■ **Directions for this task**: Transcribe the full listing exactly, and drop every picture.

## BEGIN Data extract

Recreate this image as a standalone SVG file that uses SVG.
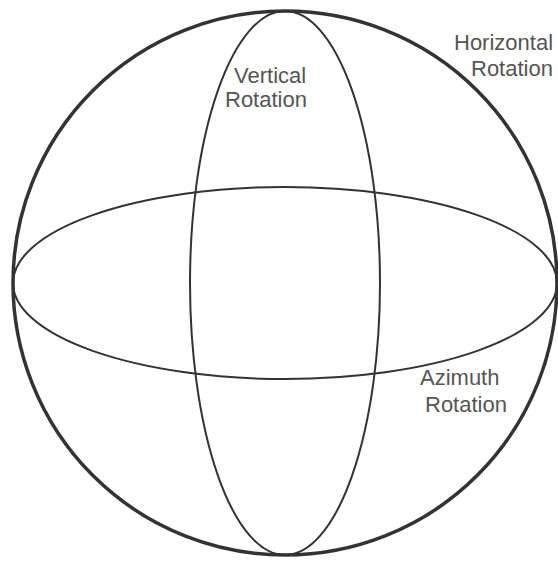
<svg xmlns="http://www.w3.org/2000/svg" width="558" height="563" viewBox="0 0 558 563">
<style>
.l{fill:none;stroke:#333;stroke-width:2}
.o{fill:none;stroke:#333;stroke-width:3.5}
text{font-family:"Liberation Sans",Arial,sans-serif;font-size:22px;fill:#555}
</style>
<rect width="558" height="563" fill="#fff"/>
<g id="connectors">
<ellipse id="vertical" class="l" cx="285" cy="283" rx="95" ry="272"/>
<ellipse id="azimuth" class="l" cx="285" cy="283" rx="272" ry="96"/>
<circle id="sphere" class="o" cx="285" cy="283" r="272"/>
</g>
<g id="label-vertical"><text x="234" y="83">Vertical</text><text x="225" y="107">Rotation</text></g>
<g id="label-horizontal"><text x="454" y="50">Horizontal</text><text x="471" y="76">Rotation</text></g>
<g id="label-azimuth"><text x="420" y="385">Azimuth</text><text x="425" y="412">Rotation</text></g>
</svg>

## END Data extract

■ **Task answer**:
Recreate this image as a standalone SVG file that uses SVG.
<svg xmlns="http://www.w3.org/2000/svg" width="558" height="563" viewBox="0 0 558 563">
<style>
.l{fill:none;stroke:#333;stroke-width:2}
.o{fill:none;stroke:#333;stroke-width:3.5}
text{font-family:"Liberation Sans",Arial,sans-serif;font-size:22px;fill:#555}
</style>
<rect width="558" height="563" fill="#fff"/>
<g id="connectors">
<ellipse id="vertical" class="l" cx="285" cy="283" rx="95" ry="272"/>
<ellipse id="azimuth" class="l" cx="285" cy="283" rx="272" ry="96"/>
<circle id="sphere" class="o" cx="285" cy="283" r="272"/>
</g>
<g id="label-vertical"><text x="234" y="83">Vertical</text><text x="225" y="107">Rotation</text></g>
<g id="label-horizontal"><text x="454" y="50">Horizontal</text><text x="471" y="76">Rotation</text></g>
<g id="label-azimuth"><text x="420" y="385">Azimuth</text><text x="425" y="412">Rotation</text></g>
</svg>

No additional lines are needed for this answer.